----- Dataset excerpts
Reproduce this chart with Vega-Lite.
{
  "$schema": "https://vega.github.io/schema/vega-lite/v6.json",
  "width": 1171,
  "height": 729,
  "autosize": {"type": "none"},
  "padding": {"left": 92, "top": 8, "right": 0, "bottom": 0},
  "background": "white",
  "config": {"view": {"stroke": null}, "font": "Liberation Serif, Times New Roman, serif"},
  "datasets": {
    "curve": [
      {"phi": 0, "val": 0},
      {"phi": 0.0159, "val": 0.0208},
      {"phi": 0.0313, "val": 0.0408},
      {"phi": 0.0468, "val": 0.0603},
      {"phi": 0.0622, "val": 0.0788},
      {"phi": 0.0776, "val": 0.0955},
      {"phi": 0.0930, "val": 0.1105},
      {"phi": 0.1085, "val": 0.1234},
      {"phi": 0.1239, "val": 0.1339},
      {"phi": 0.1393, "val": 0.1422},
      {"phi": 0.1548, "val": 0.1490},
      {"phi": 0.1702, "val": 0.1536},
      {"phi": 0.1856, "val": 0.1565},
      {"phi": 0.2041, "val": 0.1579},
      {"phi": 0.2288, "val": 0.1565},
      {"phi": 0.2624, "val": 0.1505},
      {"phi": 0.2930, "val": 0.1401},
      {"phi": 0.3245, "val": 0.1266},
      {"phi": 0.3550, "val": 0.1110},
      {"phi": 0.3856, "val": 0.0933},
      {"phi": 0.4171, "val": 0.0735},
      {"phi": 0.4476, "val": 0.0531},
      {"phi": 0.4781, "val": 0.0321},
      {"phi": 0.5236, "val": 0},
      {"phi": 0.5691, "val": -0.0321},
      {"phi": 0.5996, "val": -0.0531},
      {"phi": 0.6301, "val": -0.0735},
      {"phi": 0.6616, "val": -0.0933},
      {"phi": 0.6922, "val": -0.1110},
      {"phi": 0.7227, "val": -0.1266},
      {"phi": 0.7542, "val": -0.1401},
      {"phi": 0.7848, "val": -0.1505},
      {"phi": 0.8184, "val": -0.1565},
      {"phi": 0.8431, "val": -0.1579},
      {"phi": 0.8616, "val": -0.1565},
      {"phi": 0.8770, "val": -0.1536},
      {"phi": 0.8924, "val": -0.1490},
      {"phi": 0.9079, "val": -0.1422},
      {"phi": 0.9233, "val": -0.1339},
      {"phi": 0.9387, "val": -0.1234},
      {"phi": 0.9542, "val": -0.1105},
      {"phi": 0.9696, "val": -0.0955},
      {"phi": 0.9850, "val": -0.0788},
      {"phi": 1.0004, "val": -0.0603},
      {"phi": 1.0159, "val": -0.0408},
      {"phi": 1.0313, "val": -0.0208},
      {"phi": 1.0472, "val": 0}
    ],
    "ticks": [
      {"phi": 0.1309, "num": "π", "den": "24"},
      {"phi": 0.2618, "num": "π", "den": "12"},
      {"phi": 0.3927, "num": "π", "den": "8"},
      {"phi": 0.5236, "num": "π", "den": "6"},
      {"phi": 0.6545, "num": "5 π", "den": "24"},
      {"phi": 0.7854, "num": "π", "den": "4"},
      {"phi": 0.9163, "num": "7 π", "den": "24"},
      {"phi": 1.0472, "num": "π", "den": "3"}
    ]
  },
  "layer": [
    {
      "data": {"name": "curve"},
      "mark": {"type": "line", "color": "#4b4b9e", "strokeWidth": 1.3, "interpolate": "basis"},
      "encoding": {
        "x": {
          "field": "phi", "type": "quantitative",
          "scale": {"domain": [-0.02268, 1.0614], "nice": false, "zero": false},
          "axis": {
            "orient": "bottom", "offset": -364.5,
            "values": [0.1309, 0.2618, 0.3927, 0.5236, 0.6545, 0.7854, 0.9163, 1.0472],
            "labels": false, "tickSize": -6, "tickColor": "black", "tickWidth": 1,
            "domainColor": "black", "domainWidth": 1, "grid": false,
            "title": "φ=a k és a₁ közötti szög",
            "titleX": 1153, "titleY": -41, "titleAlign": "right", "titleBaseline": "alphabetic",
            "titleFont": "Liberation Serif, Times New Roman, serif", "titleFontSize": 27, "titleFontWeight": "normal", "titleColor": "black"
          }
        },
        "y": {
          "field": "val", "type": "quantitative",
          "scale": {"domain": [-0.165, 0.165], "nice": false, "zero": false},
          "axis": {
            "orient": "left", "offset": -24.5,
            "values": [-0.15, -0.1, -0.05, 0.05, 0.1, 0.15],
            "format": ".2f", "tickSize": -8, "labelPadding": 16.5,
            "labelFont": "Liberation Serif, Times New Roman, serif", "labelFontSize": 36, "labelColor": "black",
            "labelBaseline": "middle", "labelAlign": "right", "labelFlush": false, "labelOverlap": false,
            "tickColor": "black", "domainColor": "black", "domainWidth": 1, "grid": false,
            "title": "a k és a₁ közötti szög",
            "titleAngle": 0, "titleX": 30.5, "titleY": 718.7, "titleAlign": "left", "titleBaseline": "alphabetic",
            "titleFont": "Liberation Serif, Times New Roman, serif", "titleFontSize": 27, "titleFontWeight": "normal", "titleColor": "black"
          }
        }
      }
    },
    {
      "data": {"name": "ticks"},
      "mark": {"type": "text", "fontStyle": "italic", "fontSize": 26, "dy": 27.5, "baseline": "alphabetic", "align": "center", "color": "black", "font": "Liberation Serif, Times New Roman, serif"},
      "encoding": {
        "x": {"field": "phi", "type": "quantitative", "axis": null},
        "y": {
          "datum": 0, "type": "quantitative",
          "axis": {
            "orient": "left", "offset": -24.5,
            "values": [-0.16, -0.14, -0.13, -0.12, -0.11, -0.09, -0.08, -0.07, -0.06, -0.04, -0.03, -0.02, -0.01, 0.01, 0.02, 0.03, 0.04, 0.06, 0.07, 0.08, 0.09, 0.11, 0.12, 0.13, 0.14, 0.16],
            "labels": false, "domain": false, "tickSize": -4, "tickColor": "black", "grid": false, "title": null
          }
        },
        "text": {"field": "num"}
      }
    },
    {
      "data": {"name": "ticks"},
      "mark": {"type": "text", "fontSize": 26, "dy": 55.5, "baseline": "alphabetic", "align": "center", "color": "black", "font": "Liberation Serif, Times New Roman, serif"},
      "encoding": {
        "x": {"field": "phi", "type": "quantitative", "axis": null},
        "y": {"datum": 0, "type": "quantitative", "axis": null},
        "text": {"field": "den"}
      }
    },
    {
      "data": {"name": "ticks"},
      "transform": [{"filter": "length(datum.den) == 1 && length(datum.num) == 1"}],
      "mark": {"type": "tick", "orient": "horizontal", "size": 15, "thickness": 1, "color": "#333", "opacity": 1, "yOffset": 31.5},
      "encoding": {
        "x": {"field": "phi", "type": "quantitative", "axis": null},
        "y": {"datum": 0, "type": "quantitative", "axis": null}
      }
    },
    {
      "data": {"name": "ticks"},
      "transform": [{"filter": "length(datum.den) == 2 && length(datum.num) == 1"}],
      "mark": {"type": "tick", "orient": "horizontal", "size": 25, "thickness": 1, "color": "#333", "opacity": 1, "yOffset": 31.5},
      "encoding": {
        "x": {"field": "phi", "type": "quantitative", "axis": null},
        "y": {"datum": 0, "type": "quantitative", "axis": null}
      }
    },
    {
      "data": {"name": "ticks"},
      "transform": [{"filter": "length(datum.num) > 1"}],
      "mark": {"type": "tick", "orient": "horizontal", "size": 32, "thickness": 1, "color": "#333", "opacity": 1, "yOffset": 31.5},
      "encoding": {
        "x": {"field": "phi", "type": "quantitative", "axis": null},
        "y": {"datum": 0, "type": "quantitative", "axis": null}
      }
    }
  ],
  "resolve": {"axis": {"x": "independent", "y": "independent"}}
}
----------
----- Dataset excerpts
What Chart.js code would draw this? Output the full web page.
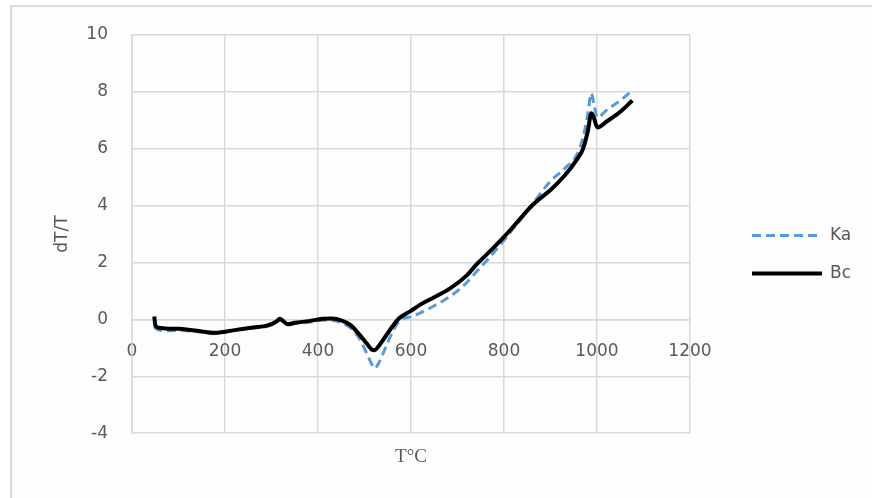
----------
In the material above, show every line where the word "this" turns up.

Reproduce this chart with Vega-Lite.
What Chart.js code would draw this? Output the full web page.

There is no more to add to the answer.